→ **PROBLEM REQUIREMENTS**: Extract all lines containing "this".

Source data
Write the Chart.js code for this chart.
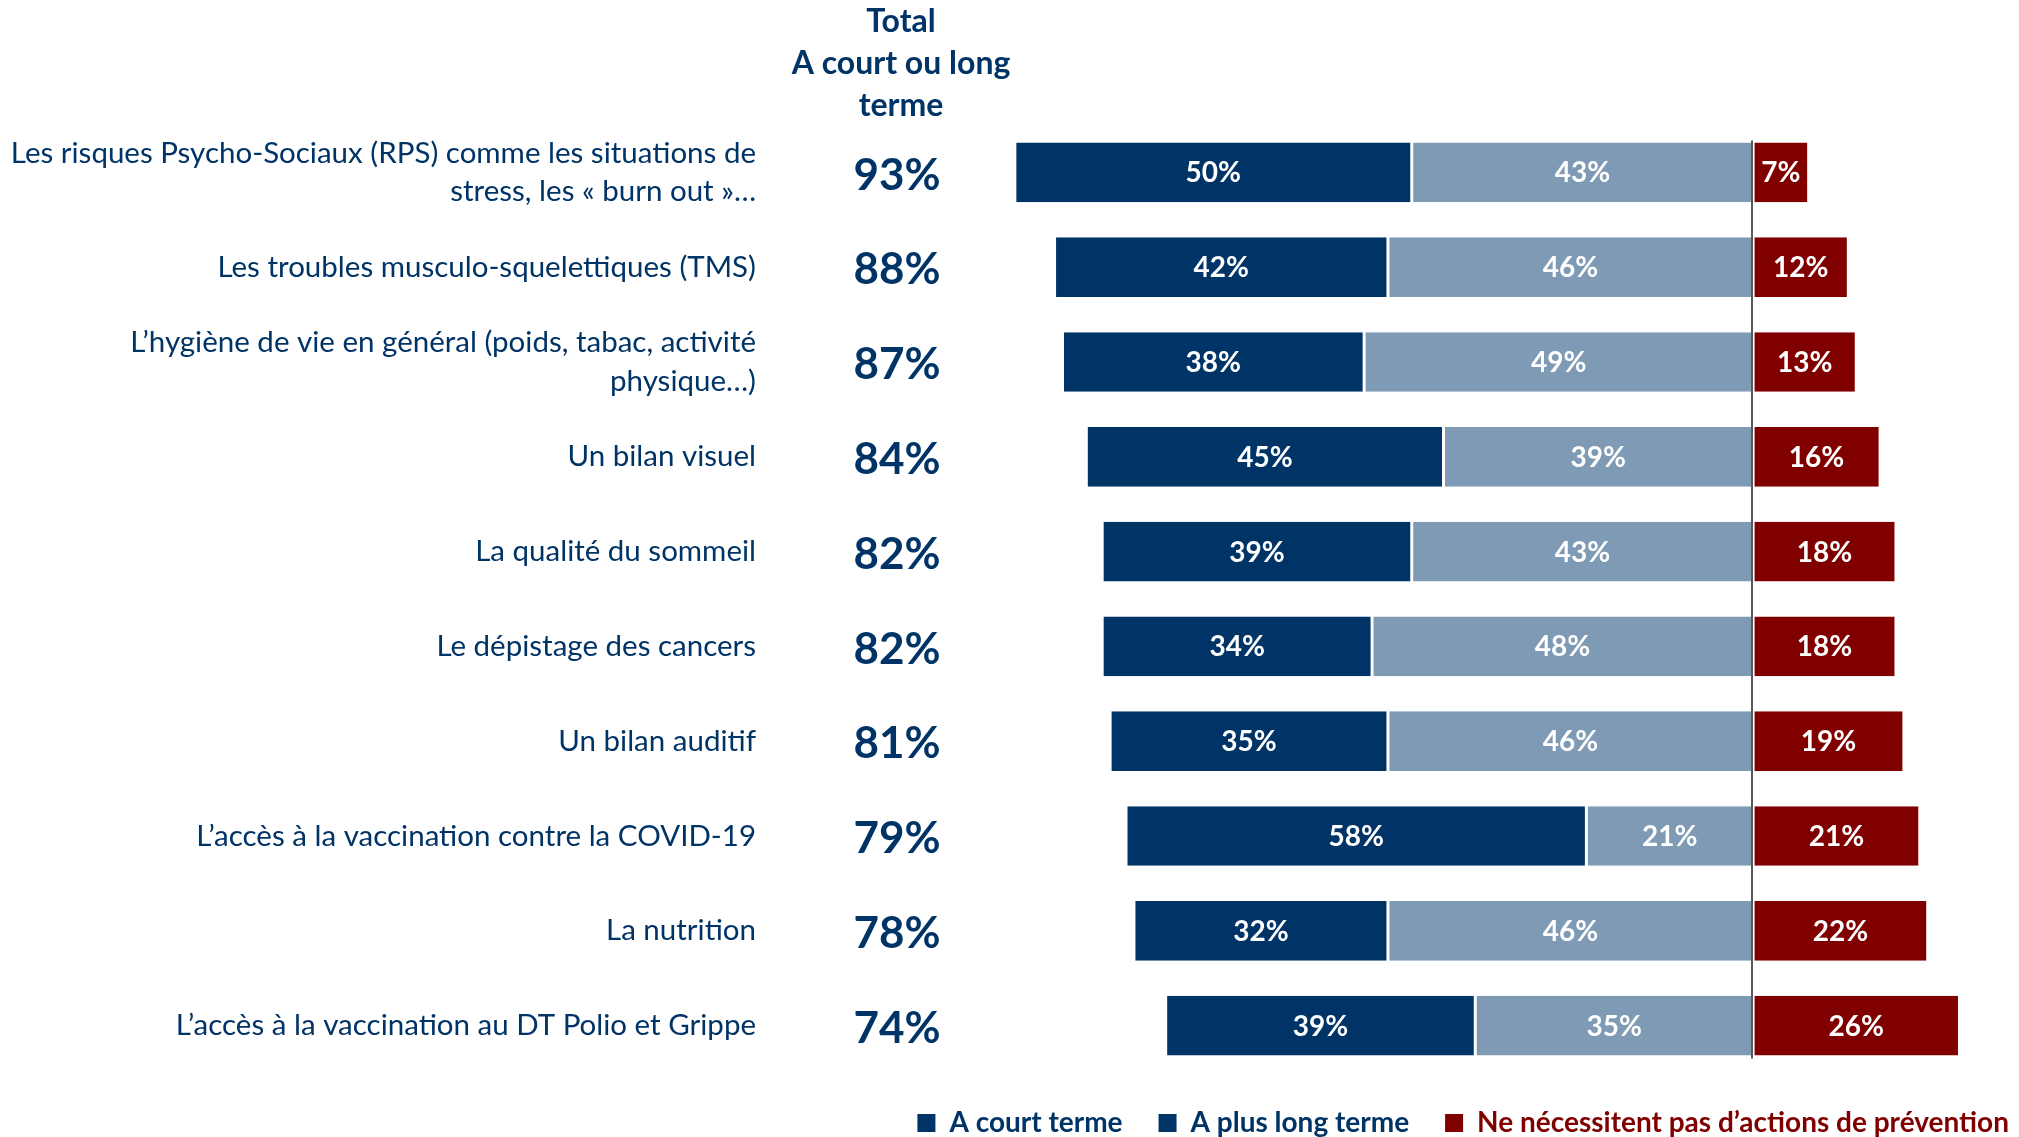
<!DOCTYPE html>
<html>
<head>
<meta charset="utf-8">
<script src="https://cdn.jsdelivr.net/npm/chart.js@4/dist/chart.umd.min.js"></script>
<style>
  html, body { margin: 0; padding: 0; background: #fff; }
  #wrap { width: 2019px; height: 1137px; position: relative; }
</style>
</head>
<body>
<div id="wrap"><canvas id="myChart"></canvas></div>
<script>
// data
const categories = [
  ["Les risques Psycho-Sociaux (RPS) comme les situations de", "stress, les « burn out »…"],
  "Les troubles musculo-squelettiques (TMS)",
  ["L’hygiène de vie en général (poids, tabac, activité", "physique…)"],
  "Un bilan visuel",
  "La qualité du sommeil",
  "Le dépistage des cancers",
  "Un bilan auditif",
  "L’accès à la vaccination contre la COVID-19",
  "La nutrition",
  "L’accès à la vaccination au DT Polio et Grippe"
];
const courtTerme = [50, 42, 38, 45, 39, 34, 35, 58, 32, 39];
const longTerme  = [43, 46, 49, 39, 43, 48, 46, 21, 46, 35];
const pasPrevention = [7, 12, 13, 16, 18, 18, 19, 21, 22, 26];
const totals = [93, 88, 87, 84, 82, 82, 81, 79, 78, 74];
const headerLines = ["Total", "A court ou long", "terme"];
const seriesNames = ["A court terme", "A plus long terme", "Ne nécessitent pas d’actions de prévention"];

const NAVY = "#003366";
const LIGHT = "#7f9ab4";
const RED = "#800000";
const FONT = "Lato, 'Open Sans', sans-serif";

// bars left of zero are drawn as negatives, light one first so it sits next to the line
const neg = a => a.map(v => -v);

const barLabels = {
  id: 'barLabels',
  afterDatasetsDraw(chart) {
    const ctx = chart.ctx;
    ctx.save();
    ctx.font = "bold 28px " + FONT;
    ctx.fillStyle = "#fff";
    ctx.textAlign = "center";
    ctx.textBaseline = "middle";
    chart.data.datasets.forEach((ds, di) => {
      chart.getDatasetMeta(di).data.forEach((el, i) => {
        const v = Math.abs(ds.data[i]);
        ctx.fillText(v + "%", (el.x + el.base) / 2, el.y + 1);
      });
    });
    ctx.restore();
  }
};

const extras = {
  id: 'extras',
  afterDraw(chart) {
    const ctx = chart.ctx;
    const y = chart.scales.y, x = chart.scales.x;
    ctx.save();
    // zero line
    const half = chart.getDatasetMeta(0).data[0].height / 2;
    const x0 = Math.round(x.getPixelForValue(0)) - 1;
    ctx.strokeStyle = "#595959";
    ctx.lineWidth = 2;
    ctx.beginPath();
    ctx.moveTo(x0, y.getPixelForValue(0) - half - 2);
    ctx.lineTo(x0, y.getPixelForValue(categories.length - 1) + half + 3);
    ctx.stroke();
    // totals column
    ctx.fillStyle = NAVY;
    ctx.textAlign = "center";
    ctx.textBaseline = "middle";
    ctx.font = "bold 44px " + FONT;
    totals.forEach((t, i) => ctx.fillText(t + "%", 897, y.getPixelForValue(i) + 3));
    // header
    ctx.font = "bold 32px " + FONT;
    headerLines.forEach((s, i) => ctx.fillText(s, 901, 22 + i * 42));
    ctx.restore();
  }
};

const chart = new Chart(document.getElementById("myChart"), {
  type: "bar",
  data: {
    labels: categories,
    datasets: [
      { label: seriesNames[1], data: neg(longTerme), backgroundColor: LIGHT },
      { label: seriesNames[0], data: neg(courtTerme), backgroundColor: NAVY },
      { label: seriesNames[2], data: pasPrevention, backgroundColor: RED }
    ].map(d => Object.assign(d, {
      borderColor: "#fff", borderWidth: { left: 1.5, right: 1.5, top: 0, bottom: 0 },
      borderSkipped: false, barPercentage: 0.63, categoryPercentage: 1
    }))
  },
  options: {
    indexAxis: "y",
    responsive: true,
    maintainAspectRatio: false,
    animation: false,
    devicePixelRatio: 1,
    // right padding negative so the legend ends at the canvas edge
    layout: { padding: { top: 125, right: -26, left: 0, bottom: 0 } },
    scales: {
      x: { stacked: true, min: -95, max: 33.5, display: false },
      y: {
        stacked: true,
        grid: { display: false, drawTicks: true, tickLength: 237 },
        border: { display: false },
        ticks: {
          autoSkip: false,
          padding: 6,
          color: NAVY,
          font: { family: FONT, size: 29.5, lineHeight: 1.31 }
        },
        afterFit(scale) { scale.width = 999; }
      }
    },
    plugins: {
      tooltip: { enabled: false },
      legend: {
        position: "bottom",
        align: "end",
        maxHeight: 64,
        labels: {
          boxWidth: 18,
          boxHeight: 18,
          padding: 36,
          font: { family: FONT, size: 28, weight: "bold" },
          generateLabels() {
            const cols = [NAVY, NAVY, RED];
            return seriesNames.map((n, i) => ({
              text: n, fillStyle: cols[i], strokeStyle: cols[i],
              fontColor: cols[i], lineWidth: 0, hidden: false, datasetIndex: i
            }));
          }
        }
      }
    }
  },
  plugins: [barLabels, extras]
});
</script>
</body>
</html>
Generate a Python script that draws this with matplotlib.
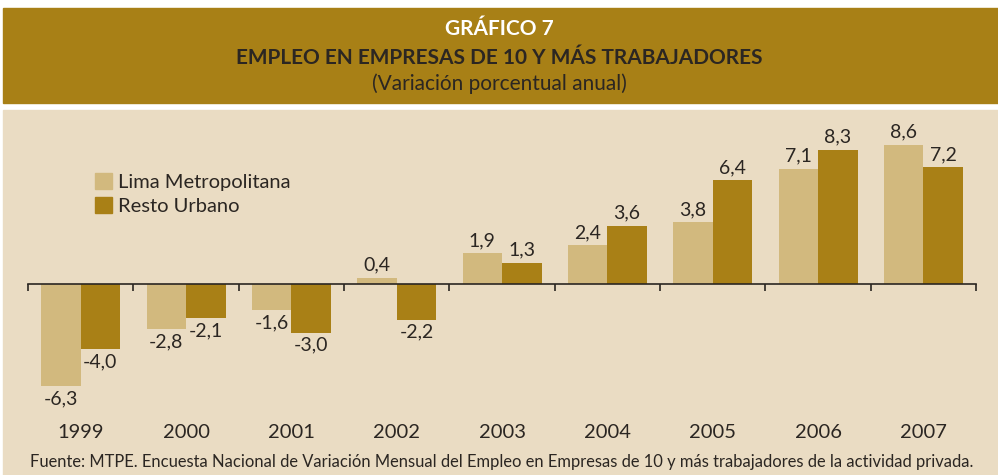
import matplotlib
matplotlib.use("Agg")
from matplotlib import pyplot as plt
from matplotlib import transforms
from matplotlib.patches import Rectangle, Patch

years = ["1999", "2000", "2001", "2002", "2003", "2004", "2005", "2006", "2007"]
lima = [-6.3, -2.8, -1.6, 0.4, 1.9, 2.4, 3.8, 7.1, 8.6]
resto = [-4.0, -2.1, -3.0, -2.2, 1.3, 3.6, 6.4, 8.3, 7.2]
series_names = ["Lima Metropolitana", "Resto Urbano"]

LIMA_COLOR = "#D2B97E"
RESTO_COLOR = "#A98016"
HEADER_COLOR = "#A88016"
PANEL_COLOR = "#EADCC3"
TEXT_COLOR = "#2b2622"

plt.rcParams["font.family"] = ["Lato", "DejaVu Sans"]

W, H = 998, 475
fig = plt.figure(figsize=(W / 100, H / 100), dpi=100)


def fx(px):
    return px / W


def fy(py):
    return 1 - py / H


# header band and panel background
fig.patches.append(Rectangle((fx(3), fy(103)), 1, (103 - 8) / H,
                             transform=fig.transFigure, color=HEADER_COLOR, zorder=-5))
fig.patches.append(Rectangle((fx(3), 0), 1, fy(110),
                             transform=fig.transFigure, color=PANEL_COLOR, zorder=-5))

fig.text(0.5, fy(29), "GRÁFICO 7", ha="center", va="center",
         color="white", fontsize=15, fontweight="bold")
fig.text(0.5, fy(58), "EMPLEO EN EMPRESAS DE 10 Y MÁS TRABAJADORES", ha="center",
         va="center", color=TEXT_COLOR, fontsize=15, fontweight="bold")
fig.text(0.5, fy(84), "(Variación porcentual anual)", ha="center", va="center",
         color=TEXT_COLOR, fontsize=15)

# axes: zero line at y=284 px, ~16.2 px per unit
top_px, bot_px, zero_px, ppu = 120, 410, 284, 16.2
ax = fig.add_axes([fx(28), fy(bot_px), fx(976) - fx(28), (bot_px - top_px) / H])
ax.set_zorder(2)
ax.set_facecolor("none")
ax.set_xlim(0, len(years))
ax.set_ylim(-(bot_px - zero_px) / ppu, (zero_px - top_px) / ppu)

centers = [i + 0.5 for i in range(len(years))]
w = 0.375
b1 = ax.bar([c - w / 2 for c in centers], lima, width=w, color=LIMA_COLOR, zorder=2)
b2 = ax.bar([c + w / 2 for c in centers], resto, width=w, color=RESTO_COLOR, zorder=2)

fmt = lambda v: f"{v:.1f}".replace(".", ",")
for bars, vals in ((b1, lima), (b2, resto)):
    ax.bar_label(bars, labels=[fmt(v) for v in vals], padding=3,
                 fontsize=14, color=TEXT_COLOR)

for s in ("top", "right", "left"):
    ax.spines[s].set_visible(False)
ax.spines["bottom"].set_position(("data", 0))
ax.spines["bottom"].set_color(TEXT_COLOR)
ax.spines["bottom"].set_linewidth(1.2)
ax.spines["bottom"].set_zorder(3)
ax.set_yticks([])
ax.set_xticks(range(len(years) + 1))
ax.set_xticklabels([])
ax.tick_params(axis="x", direction="out", length=5, width=1.2, color=TEXT_COLOR)

year_tr = transforms.blended_transform_factory(ax.transData, fig.transFigure)
for c, yr in zip(centers, years):
    ax.text(c, fy(432), yr, transform=year_tr, ha="center", va="center",
            fontsize=14.5, color=TEXT_COLOR)

handles = [Patch(color=LIMA_COLOR), Patch(color=RESTO_COLOR)]
fig.legend(handles, series_names, loc="upper left", bbox_to_anchor=(fx(85), fy(163)),
           frameon=False, fontsize=14.5, handlelength=0.85, handleheight=0.85,
           handletextpad=0.3, labelspacing=0.3, labelcolor=TEXT_COLOR, borderpad=0)

fig.text(fx(30), fy(462), "Fuente: MTPE. Encuesta Nacional de Variación Mensual del Empleo en "
         "Empresas de 10 y más trabajadores de la actividad privada.",
         ha="left", va="center", fontsize=11.9, color=TEXT_COLOR)

fig.savefig("out.png", dpi=100)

→ **TASK OUTPUT**:
Write the Chart.js code for this chart.
Generate a Python script that draws this with matplotlib.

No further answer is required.